Problem to work on: From the very first line of the data to the line containing "(8 div tall)", retype everything exactly, leaving the pictures behind.

Source excerpt:
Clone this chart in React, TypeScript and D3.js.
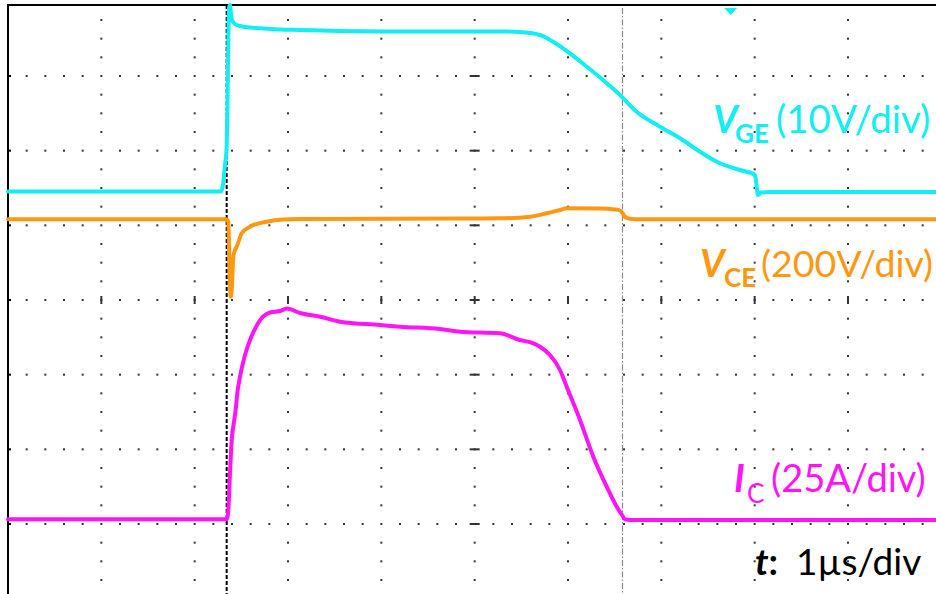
import React from "react";
import * as d3 from "d3";

// Time axis in µs from the left edge of the screen (1 µs/div, 10 div)
// Amplitudes are in screen divisions from the centre line (8 div tall)

const vgeTime = [0, 0.9857, 2.0571, 2.2821, 2.3036, 2.325, 2.3411, 2.3518, 2.3604, 2.3679, 2.3786, 2.3893, 2.4, 2.4321, 2.4857, 2.5929, 2.7, 2.9143, 3.1286, 3.5571, 4.2, 4.8429, 5.2714, 5.4857, 5.7, 5.8393, 6.0214, 6.2004, 6.375, 6.5571, 6.7361, 6.9857, 7.2, 7.4143, 7.6286, 7.8429, 8.0036, 8.0196, 8.0357, 8.0679, 8.1643, 9.0214, 10];
const vgeDiv = [1.4531, 1.4531, 1.4531, 1.4531, 1.5402, 1.808, 2.0089, 2.6786, 3.4821, 3.9107, 3.9509, 3.8304, 3.75, 3.6964, 3.6696, 3.6496, 3.6388, 3.6228, 3.6161, 3.6027, 3.596, 3.596, 3.596, 3.5893, 3.5491, 3.4594, 3.304, 3.1246, 2.9464, 2.7455, 2.5219, 2.321, 2.1656, 1.9862, 1.8308, 1.7411, 1.6741, 1.5402, 1.4063, 1.4397, 1.4464, 1.4464, 1.4464];

const vceTime = [0, 2.3357, 2.3604, 2.3711, 2.3861, 2.3968, 2.4139, 2.4321, 2.4504, 2.504, 2.5929, 2.7718, 2.9464, 3.1286, 4.9146, 5.2714, 5.5929, 5.7718, 5.9143, 5.9861, 6.3429, 6.5036, 6.5571, 6.5839, 6.6107, 6.6643, 6.7714, 10];
const vceDiv = [1.0808, 1.0808, 1.0446, 0.5357, 0.0442, 0.1339, 0.5799, 0.6696, 0.7138, 0.8933, 0.9817, 1.0487, 1.0781, 1.0848, 1.0915, 1.0942, 1.1156, 1.1612, 1.2054, 1.2281, 1.2254, 1.2121, 1.1987, 1.1652, 1.1116, 1.0888, 1.0808, 1.0808];

const icTime = [0, 2.3432, 2.3604, 2.3786, 2.3968, 2.4246, 2.4429, 2.4568, 2.4857, 2.5393, 2.5929, 2.6571, 2.7321, 2.8071, 2.9143, 2.9893, 3.1286, 3.3429, 3.5571, 3.9857, 4.2, 4.6286, 4.8429, 5.2714, 5.4857, 5.6282, 5.7, 5.8071, 5.9143, 5.9861, 6.1286, 6.2711, 6.4146, 6.5218, 6.5786, 6.6107, 6.6643, 10];
const icDiv = [-2.937, -2.937, -2.8125, -2.317, -1.875, -1.6071, -1.429, -1.2496, -1.0272, -0.7366, -0.5357, -0.3616, -0.2237, -0.1674, -0.1473, -0.1138, -0.1741, -0.2237, -0.2906, -0.3348, -0.3576, -0.3884, -0.4246, -0.446, -0.5357, -0.5799, -0.6254, -0.7366, -0.9375, -1.1612, -1.6071, -2.0987, -2.5004, -2.7683, -2.8795, -2.937, -2.9464, -2.9464];

const triggerTime = 2.343;
const cursorTime = 6.584;
const markerTime = 7.743;

const timeDivs = [0, 1, 2, 3, 4, 5, 6, 7, 8, 9, 10];
const ampDivs = [-4, -3, -2, -1, 0, 1, 2, 3, 4];

const CYAN = "#12EEF2";
const ORANGE = "#FF9811";
const MAGENTA = "#FF14F5";
const FONT = "Lato, 'Open Sans', sans-serif";

const W = 936;
const H = 594;

export default function App() {
  const x = d3.scaleLinear().domain([0, 10]).range([8, 941.33]);
  const y = d3.scaleLinear().domain([-4, 4]).range([598.67, 1.33]);

  const line = (ts: number[], vs: number[]) =>
    d3
      .line<number>()
      .x((_, i) => x(ts[i]))
      .y((v) => y(v))
      .curve(d3.curveMonotoneX)(vs) || "";

  // dots along graticule
  const dots: { cx: number; cy: number }[] = [];
  for (let k = 1; k < 10; k++) {
    for (let m = 0; m <= 32; m++) {
      const v = -4 + m / 4;
      const cy = y(v);
      if (cy < 6 || cy > H) continue;
      dots.push({ cx: x(k), cy });
    }
  }
  for (let j = 1; j < 8; j++) {
    const v = ampDivs[j];
    for (let n = 1; n < 50; n++) {
      const t = n / 5;
      if (n % 5 === 0) continue;
      const cx = x(t);
      if (cx > W) continue;
      dots.push({ cx, cy: y(v) });
    }
  }

  return (
    <svg
      width={W}
      height={H}
      style={{ position: "absolute", left: 0, top: 0, display: "block", background: "#fff" }}
    >
      <rect x={0} y={0} width={W} height={H} fill="#fff" />
      {/* graticule dots */}
      <g fill="#333">
        {dots.map((d, i) => (
          <rect key={i} x={d.cx - 1} y={d.cy - 1} width={2} height={2} />
        ))}
      </g>
      {/* centre-axis ticks */}
      <g stroke="#333" strokeWidth={2}>
        {timeDivs.slice(1, 10).map((t) => (
          <line key={"ct" + t} x1={x(t)} x2={x(t)} y1={y(0) - 4} y2={y(0) + 4} />
        ))}
        {ampDivs.slice(1, 8).map((v) => (
          <line key={"cv" + v} x1={x(5) - 5} x2={x(5) + 5} y1={y(v)} y2={y(v)} />
        ))}
      </g>
      {/* frame */}
      <line x1={8} x2={W} y1={5} y2={5} stroke="#000" strokeWidth={2} />
      <line x1={8} x2={8} y1={4} y2={H} stroke="#000" strokeWidth={2} />
      <g stroke="#000" strokeWidth={2}>
        {ampDivs.slice(1, 8).map((v) => (
          <line key={"lt" + v} x1={8} x2={11} y1={y(v)} y2={y(v)} />
        ))}
      </g>
      {/* cursor lines */}
      <line
        x1={x(cursorTime)}
        x2={x(cursorTime)}
        y1={8}
        y2={H}
        stroke="#8a8a8a"
        strokeWidth={1.2}
        strokeDasharray="6,2,1.5,2"
      />
      <line
        x1={x(triggerTime)}
        x2={x(triggerTime)}
        y1={5}
        y2={H}
        stroke="#000"
        strokeWidth={2}
        strokeDasharray="4,2"
      />
      {/* traces */}
      <g fill="none" strokeWidth={4} strokeLinejoin="round" strokeLinecap="round">
        <path d={line(vceTime, vceDiv)} stroke={ORANGE} />
        <path d={line(icTime, icDiv)} stroke={MAGENTA} />
        <path d={line(vgeTime, vgeDiv)} stroke={CYAN} />
      </g>
      {/* trigger level marker */}
      <path
        d={`M${x(markerTime) - 6.5},8 L${x(markerTime) + 6.5},8 L${x(markerTime)},15 Z`}
        fill={CYAN}
      />
      {/* labels */}
      <g fontFamily={FONT}>
        <text x={713} y={133} fontSize={38} fontWeight="bold" fontStyle="italic" fill={CYAN}>V</text>
        <text x={735} y={143} fontSize={26} fontWeight="bold" fill={CYAN}>GE</text>
        <text x={776} y={133} fontSize={38.5} fill={CYAN}>(10V/div)</text>

        <text x={700} y={277} fontSize={38} fontWeight="bold" fontStyle="italic" fill={ORANGE}>V</text>
        <text x={724} y={287} fontSize={26} fontWeight="bold" fill={ORANGE}>CE</text>
        <text x={761} y={277} fontSize={37.5} fill={ORANGE}>(200V/div)</text>

        <text x={734} y={492} fontSize={38} fontWeight="bold" fontStyle="italic" fill={MAGENTA}>I</text>
        <text x={747} y={503} fontSize={26} fill={MAGENTA}>C</text>
        <text x={771} y={492} fontSize={38} fill={MAGENTA}>(25A/div)</text>

        <text x={755} y={575} fontSize={37} fontWeight="bold" fill="#000">
          <tspan fontStyle="italic">t</tspan>
          <tspan>:</tspan>
        </text>
        <text x={796} y={575} fontSize={37} fill="#000">1µs/div</text>
      </g>
    </svg>
  );
}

Exercise answer:
Clone this chart in React, TypeScript and D3.js.
import React from "react";
import * as d3 from "d3";

// Time axis in µs from the left edge of the screen (1 µs/div, 10 div)
// Amplitudes are in screen divisions from the centre line (8 div tall)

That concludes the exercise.